Despite all this, the apparent results of the presidential election fall within the “likely range” of outcomes projected by polls and forecasts. Those ranges exist for a reason: For all that some readers treat these mathematical analyses as dispatches from the future, that’s an impossible expectation. The nature of public opinion research, which uses a sample as a stand-in for a larger entity such as a congressional district, state or the whole nation, means that polls are more shotguns than sniper rifles: They don’t have long-range precision, and they produce a spread of possibilities rather than one pinpoint prediction.
Heading into the election, it was clear that late deciders might break for Trump, or that surveys could systematically underestimate him, leading to a narrow Biden victory or a Trump win. And that’s the territory we’re in now: Biden and Trump both have paths to victory, which was always possible given a normal amount of polling error.

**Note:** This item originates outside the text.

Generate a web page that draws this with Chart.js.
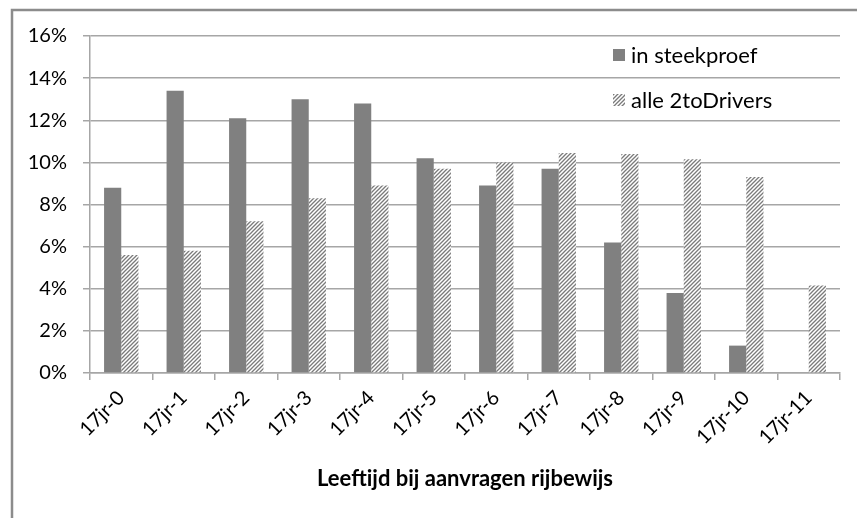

And we won’t know exactly how much the polls erred until the vote is fully counted. While we have results in some fast-counting states such as Florida and Texas, Pennsylvania — a key state that polls missed in 2016 — as well as North Carolina, Georgia, Arizona and Nevada have not been called. The national popular vote will also take a while to finalize. California, the nation’s most populous state, is a notoriously slow vote counter. Until results are finalized, any discussion of survey or forecast error in the national popular vote — or any victory claims by pollsters — will be incomplete.